Goal of the exercise
Reproduce, character for character, the lines below from the first through the one with "0.62, 0.63, 0.65]". Leave pictures out.

---------- Source excerpt

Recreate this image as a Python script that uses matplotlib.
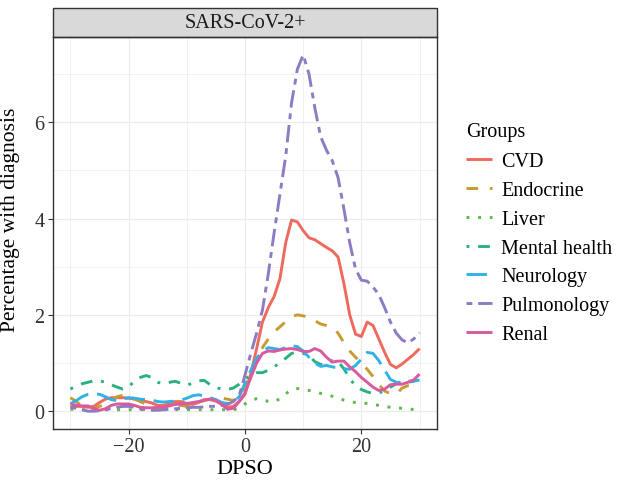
import numpy as np
import matplotlib
matplotlib.use("Agg")
import matplotlib.pyplot as plt
from matplotlib.patches import Rectangle

# ---------------- data ----------------
dpso = list(range(-30, 31))

cvd = [0.08, 0.10, 0.10, 0.08, 0.10, 0.18, 0.25, 0.28, 0.28, 0.28,
       0.27, 0.25, 0.22, 0.20, 0.17, 0.12, 0.12, 0.16, 0.20, 0.20,
       0.16, 0.14, 0.18, 0.24, 0.24, 0.21, 0.15, 0.08, 0.10, 0.20,
       0.35, 0.78, 1.30, 1.85, 2.15, 2.38, 2.75, 3.50, 3.97, 3.93,
       3.75, 3.60, 3.56, 3.48, 3.40, 3.33, 3.20, 2.65, 2.00, 1.60,
       1.55, 1.85, 1.78, 1.50, 1.22, 0.97, 0.90, 0.98, 1.08, 1.18, 1.30]

endocrine = [0.28, 0.20, 0.10, 0.06, 0.06, 0.10, 0.15, 0.22, 0.30, 0.33,
             0.30, 0.25, 0.20, 0.15, 0.10, 0.08, 0.08, 0.10, 0.12, 0.12,
             0.10, 0.12, 0.18, 0.22, 0.25, 0.25, 0.27, 0.25, 0.22, 0.30,
             0.50, 0.80, 1.10, 1.32, 1.50, 1.65, 1.75, 1.86, 1.96, 2.00,
             1.98, 1.95, 1.88, 1.81, 1.78, 1.74, 1.62, 1.42, 1.25, 1.12,
             1.00, 0.87, 0.72, 0.55, 0.42, 0.36, 0.35, 0.48, 0.53, 0.52, 0.55]

liver = [0.04, 0.03, 0.03, 0.03, 0.03, 0.03, 0.03, 0.03, 0.03, 0.03,
         0.03, 0.03, 0.03, 0.03, 0.03, 0.03, 0.03, 0.03, 0.03, 0.03,
         0.03, 0.03, 0.03, 0.03, 0.03, 0.03, 0.03, 0.03, 0.03, 0.06,
         0.15, 0.22, 0.26, 0.25, 0.20, 0.19, 0.26, 0.36, 0.45, 0.47,
         0.45, 0.43, 0.41, 0.37, 0.34, 0.31, 0.27, 0.23, 0.20, 0.18,
         0.17, 0.16, 0.14, 0.12, 0.10, 0.08, 0.07, 0.06, 0.06, 0.03, 0.00]

mental = [0.46, 0.52, 0.57, 0.60, 0.63, 0.63, 0.60, 0.55, 0.50, 0.46,
          0.50, 0.63, 0.70, 0.74, 0.70, 0.60, 0.57, 0.60, 0.62, 0.58,
          0.54, 0.58, 0.63, 0.64, 0.55, 0.49, 0.46, 0.45, 0.48, 0.56,
          0.66, 0.76, 0.80, 0.80, 0.85, 0.92, 1.00, 1.10, 1.20, 1.22,
          1.20, 1.15, 1.03, 0.97, 0.97, 1.05, 1.03, 0.88, 0.68, 0.52,
          0.45, 0.40, 0.37, 0.38, 0.42, 0.50, 0.57, 0.62, 0.62, 0.63, 0.65]

neurology = [0.15, 0.22, 0.30, 0.35, 0.36, 0.35, 0.30, 0.24, 0.22, 0.25,
             0.28, 0.27, 0.25, 0.24, 0.23, 0.20, 0.19, 0.20, 0.21, 0.23,
             0.27, 0.32, 0.34, 0.32, 0.28, 0.24, 0.18, 0.16, 0.18, 0.30,
             0.58, 0.85, 1.10, 1.25, 1.32, 1.30, 1.28, 1.32, 1.36, 1.34,
             1.25, 1.12, 1.00, 0.93, 0.95, 0.92, 0.90, 0.88, 0.87, 0.95,
             1.08, 1.22, 1.20, 1.05, 0.85, 0.66, 0.60, 0.58, 0.60, 0.62, 0.65]

pulmonology = [0.08, 0.06, 0.03, 0.00, 0.00, 0.01, 0.03, 0.06, 0.08, 0.10,
               0.10, 0.08, 0.05, 0.03, 0.02, 0.02, 0.03, 0.04, 0.05, 0.06,
               0.07, 0.08, 0.08, 0.09, 0.10, 0.10, 0.12, 0.14, 0.20, 0.32,
               0.75, 1.20, 1.62, 2.10, 2.85, 3.70, 4.50, 5.30, 6.40, 7.10,
               7.40, 7.00, 6.30, 5.70, 5.42, 5.20, 4.85, 4.20, 3.50, 2.95,
               2.72, 2.70, 2.58, 2.42, 2.15, 1.85, 1.62, 1.48, 1.42, 1.50, 1.63]

renal = [0.15, 0.12, 0.11, 0.11, 0.06, 0.02, 0.05, 0.12, 0.15, 0.15,
         0.15, 0.12, 0.08, 0.07, 0.07, 0.08, 0.08, 0.11, 0.14, 0.15,
         0.16, 0.18, 0.20, 0.23, 0.25, 0.22, 0.14, 0.04, 0.06, 0.20,
         0.38, 0.70, 1.00, 1.20, 1.25, 1.24, 1.27, 1.29, 1.30, 1.28,
         1.24, 1.24, 1.30, 1.25, 1.12, 1.02, 1.04, 1.04, 0.92, 0.82,
         0.70, 0.60, 0.50, 0.43, 0.46, 0.55, 0.56, 0.56, 0.60, 0.65, 0.77]

groups = ["CVD", "Endocrine", "Liver", "Mental health", "Neurology",
          "Pulmonology", "Renal"]
series = [cvd, endocrine, liver, mental, neurology, pulmonology, renal]

x_ticks = [-20, 0, 20]
x_tick_labels = ["\u221220", "0", "20"]
y_ticks = [0, 2, 4, 6]
y_tick_labels = ["0", "2", "4", "6"]

# ---------------- style ----------------
colors = ["#EE6A5E", "#C79B2F", "#5DB84A", "#27B27E", "#2FB3E6",
          "#8D7BC3", "#D85A9F"]
dashes = [None, (4, 4), (1, 3), (1, 3, 4, 3), (7, 3), (2, 2, 6, 2), None]

plt.rcParams['font.family'] = ['Liberation Serif', 'DejaVu Serif']

W, H = 622, 481
fig = plt.figure(figsize=(W / 100, H / 100), dpi=100)
fig.patch.set_facecolor("white")

L, R, T, B = 53, 437, 38, 430
STRIP_TOP = 9
ax = fig.add_axes([L / W, 1 - B / H, (R - L) / W, (B - T) / H])

lw = 2.1
for name, vals, col, ds in zip(groups, series, colors, dashes):
    line, = ax.plot(dpso, vals, color=col, lw=lw, label=name,
                    solid_capstyle="butt", dash_capstyle="butt")
    if ds is not None:
        line.set_dashes(ds)

ax.set_xlim(-33, 33)
ax.set_ylim(-0.37, 7.77)
ax.set_xticks(x_ticks)
ax.set_xticklabels(x_tick_labels)
ax.set_yticks(y_ticks)
ax.set_yticklabels(y_tick_labels)
ax.set_xticks([-30, -10, 10, 30], minor=True)
ax.set_yticks([1, 3, 5, 7], minor=True)
ax.grid(which="major", color="#EBEBEB", lw=0.9)
ax.grid(which="minor", color="#EBEBEB", lw=0.5)
ax.set_axisbelow(True)
for s in ax.spines.values():
    s.set_color("#333333")
    s.set_linewidth(1.0)
ax.tick_params(which="major", length=3.5, width=0.8, color="#333333",
               labelsize=14.5, labelcolor="#333333", pad=2.5)
ax.tick_params(which="minor", length=0)

ax.set_xlabel("DPSO", fontsize=16, labelpad=2)
ax.set_ylabel("Percentage with diagnosis", fontsize=15.5)
# centre y title on panel + strip, as ggplot does
ycen = (B - (STRIP_TOP + B) / 2) / (B - T)
ax.yaxis.set_label_coords((20 - L) / (R - L), ycen)

# strip
strip_h = (T - STRIP_TOP) / (B - T)
rect = Rectangle((0, 1), 1, strip_h, transform=ax.transAxes,
                 facecolor="#D9D9D9", edgecolor="#333333", lw=1.0,
                 clip_on=False)
ax.add_patch(rect)
ax.text(0.5, 1 + strip_h / 2, "SARS-CoV-2+", transform=ax.transAxes,
        ha="center", va="center", fontsize=14.5, color="#1A1A1A")

# legend
handles, labels = ax.get_legend_handles_labels()
leg = fig.legend(handles, labels, title="Groups", loc="upper left",
                 bbox_to_anchor=(458 / W, 1 - 115 / H), frameon=False,
                 fontsize=14.5, title_fontsize=14.5, handlelength=1.3,
                 handletextpad=0.45, labelspacing=0.48, borderaxespad=0)
leg._legend_box.align = "left"
leg._legend_box.sep = 8

fig.savefig("out.png", dpi=100)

--------------------

Response below
Recreate this image as a Python script that uses matplotlib.
import numpy as np
import matplotlib
matplotlib.use("Agg")
import matplotlib.pyplot as plt
from matplotlib.patches import Rectangle

# ---------------- data ----------------
dpso = list(range(-30, 31))

cvd = [0.08, 0.10, 0.10, 0.08, 0.10, 0.18, 0.25, 0.28, 0.28, 0.28,
       0.27, 0.25, 0.22, 0.20, 0.17, 0.12, 0.12, 0.16, 0.20, 0.20,
       0.16, 0.14, 0.18, 0.24, 0.24, 0.21, 0.15, 0.08, 0.10, 0.20,
       0.35, 0.78, 1.30, 1.85, 2.15, 2.38, 2.75, 3.50, 3.97, 3.93,
       3.75, 3.60, 3.56, 3.48, 3.40, 3.33, 3.20, 2.65, 2.00, 1.60,
       1.55, 1.85, 1.78, 1.50, 1.22, 0.97, 0.90, 0.98, 1.08, 1.18, 1.30]

endocrine = [0.28, 0.20, 0.10, 0.06, 0.06, 0.10, 0.15, 0.22, 0.30, 0.33,
             0.30, 0.25, 0.20, 0.15, 0.10, 0.08, 0.08, 0.10, 0.12, 0.12,
             0.10, 0.12, 0.18, 0.22, 0.25, 0.25, 0.27, 0.25, 0.22, 0.30,
             0.50, 0.80, 1.10, 1.32, 1.50, 1.65, 1.75, 1.86, 1.96, 2.00,
             1.98, 1.95, 1.88, 1.81, 1.78, 1.74, 1.62, 1.42, 1.25, 1.12,
             1.00, 0.87, 0.72, 0.55, 0.42, 0.36, 0.35, 0.48, 0.53, 0.52, 0.55]

liver = [0.04, 0.03, 0.03, 0.03, 0.03, 0.03, 0.03, 0.03, 0.03, 0.03,
         0.03, 0.03, 0.03, 0.03, 0.03, 0.03, 0.03, 0.03, 0.03, 0.03,
         0.03, 0.03, 0.03, 0.03, 0.03, 0.03, 0.03, 0.03, 0.03, 0.06,
         0.15, 0.22, 0.26, 0.25, 0.20, 0.19, 0.26, 0.36, 0.45, 0.47,
         0.45, 0.43, 0.41, 0.37, 0.34, 0.31, 0.27, 0.23, 0.20, 0.18,
         0.17, 0.16, 0.14, 0.12, 0.10, 0.08, 0.07, 0.06, 0.06, 0.03, 0.00]

mental = [0.46, 0.52, 0.57, 0.60, 0.63, 0.63, 0.60, 0.55, 0.50, 0.46,
          0.50, 0.63, 0.70, 0.74, 0.70, 0.60, 0.57, 0.60, 0.62, 0.58,
          0.54, 0.58, 0.63, 0.64, 0.55, 0.49, 0.46, 0.45, 0.48, 0.56,
          0.66, 0.76, 0.80, 0.80, 0.85, 0.92, 1.00, 1.10, 1.20, 1.22,
          1.20, 1.15, 1.03, 0.97, 0.97, 1.05, 1.03, 0.88, 0.68, 0.52,
          0.45, 0.40, 0.37, 0.38, 0.42, 0.50, 0.57, 0.62, 0.62, 0.63, 0.65]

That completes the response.